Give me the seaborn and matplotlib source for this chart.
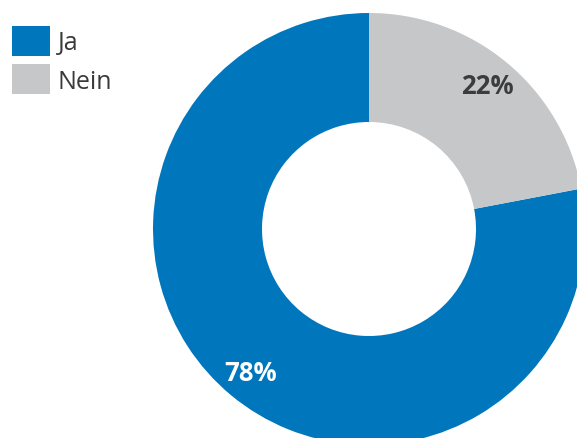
import matplotlib
matplotlib.use("Agg")
import matplotlib.pyplot as plt
import seaborn as sns
from matplotlib.patches import Patch

# Data
labels = ["Ja", "Nein"]
values = [78, 22]
colors = ["#0077BD", "#C6C7C9"]
pct_colors = ["white", "#3C3C3C"]

sns.set_theme(style="white")
plt.rcParams["font.family"] = ["Open Sans", "DejaVu Sans"]

fig = plt.figure(figsize=(5.77, 4.39), dpi=100)
ax = fig.add_axes([0, 0, 1, 1])

wedges, texts, autotexts = ax.pie(
    values,
    colors=colors,
    startangle=90,
    counterclock=True,
    center=(369, 209),
    radius=216,
    autopct="%d%%",
    pctdistance=0.86,
    wedgeprops=dict(width=109, linewidth=0),
    frame=True,
)
for t, c in zip(autotexts, pct_colors):
    t.set_color(c)
    t.set_fontsize(18.5)
    t.set_fontweight("bold")

ax.set_xlim(0, 577)
ax.set_ylim(0, 439)
ax.set_aspect("equal")
ax.axis("off")

handles = [Patch(facecolor=c, edgecolor="none") for c in colors]
leg = ax.legend(
    handles, labels,
    loc="upper left",
    bbox_to_anchor=(12 / 577, 1 - 27 / 439),
    bbox_transform=fig.transFigure,
    frameon=False,
    fontsize=18,
    borderpad=0,
    borderaxespad=0,
    handlelength=1.52,
    handleheight=1.45,
    handletextpad=0.3,
    labelspacing=0.35,
)
for t in leg.get_texts():
    t.set_color("#3A3A3A")

fig.savefig("out.png", dpi=100)
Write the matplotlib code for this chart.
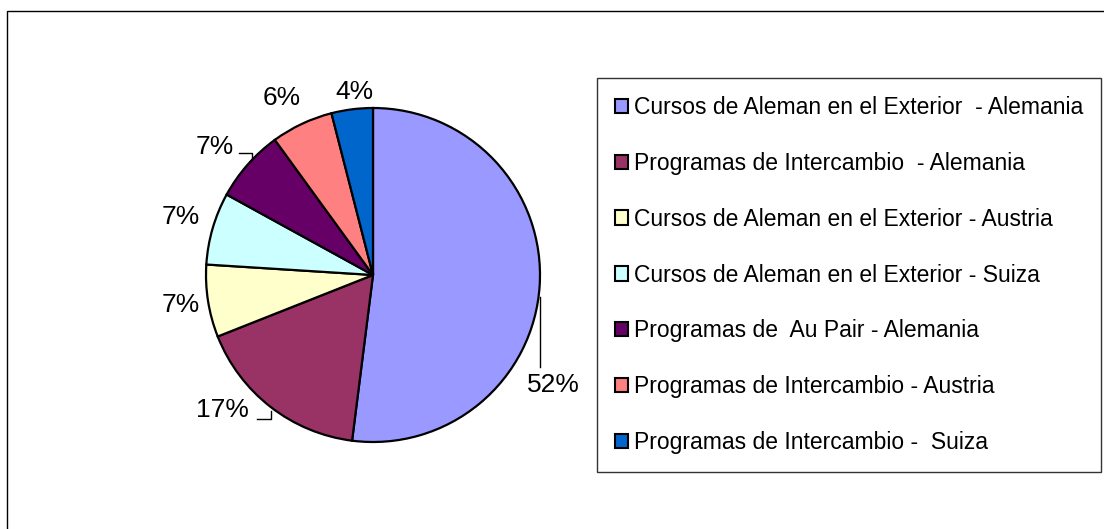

==================================================

**AIM:** Working from the material above, transcribe it exactly while omitting pictures.

**TASK OUTPUT:**
Give me the seaborn and matplotlib source for this chart.
import matplotlib
matplotlib.use("Agg")
import matplotlib.pyplot as plt
import seaborn as sns
from matplotlib.patches import Patch

# Data
labels = ["Ja", "Nein"]
values = [78, 22]
colors = ["#0077BD", "#C6C7C9"]
pct_colors = ["white", "#3C3C3C"]

sns.set_theme(style="white")
plt.rcParams["font.family"] = ["Open Sans", "DejaVu Sans"]

fig = plt.figure(figsize=(5.77, 4.39), dpi=100)
ax = fig.add_axes([0, 0, 1, 1])

wedges, texts, autotexts = ax.pie(
    values,
    colors=colors,
    startangle=90,
    counterclock=True,
    center=(369, 209),
    radius=216,
    autopct="%d%%",
    pctdistance=0.86,
    wedgeprops=dict(width=109, linewidth=0),
    frame=True,
)
for t, c in zip(autotexts, pct_colors):
    t.set_color(c)
    t.set_fontsize(18.5)
    t.set_fontweight("bold")

ax.set_xlim(0, 577)
ax.set_ylim(0, 439)
ax.set_aspect("equal")
ax.axis("off")

handles = [Patch(facecolor=c, edgecolor="none") for c in colors]
leg = ax.legend(
    handles, labels,
    loc="upper left",
    bbox_to_anchor=(12 / 577, 1 - 27 / 439),
    bbox_transform=fig.transFigure,
    frameon=False,
    fontsize=18,
    borderpad=0,
    borderaxespad=0,
    handlelength=1.52,
    handleheight=1.45,
    handletextpad=0.3,
    labelspacing=0.35,
)
for t in leg.get_texts():
    t.set_color("#3A3A3A")

fig.savefig("out.png", dpi=100)
Write the matplotlib code for this chart.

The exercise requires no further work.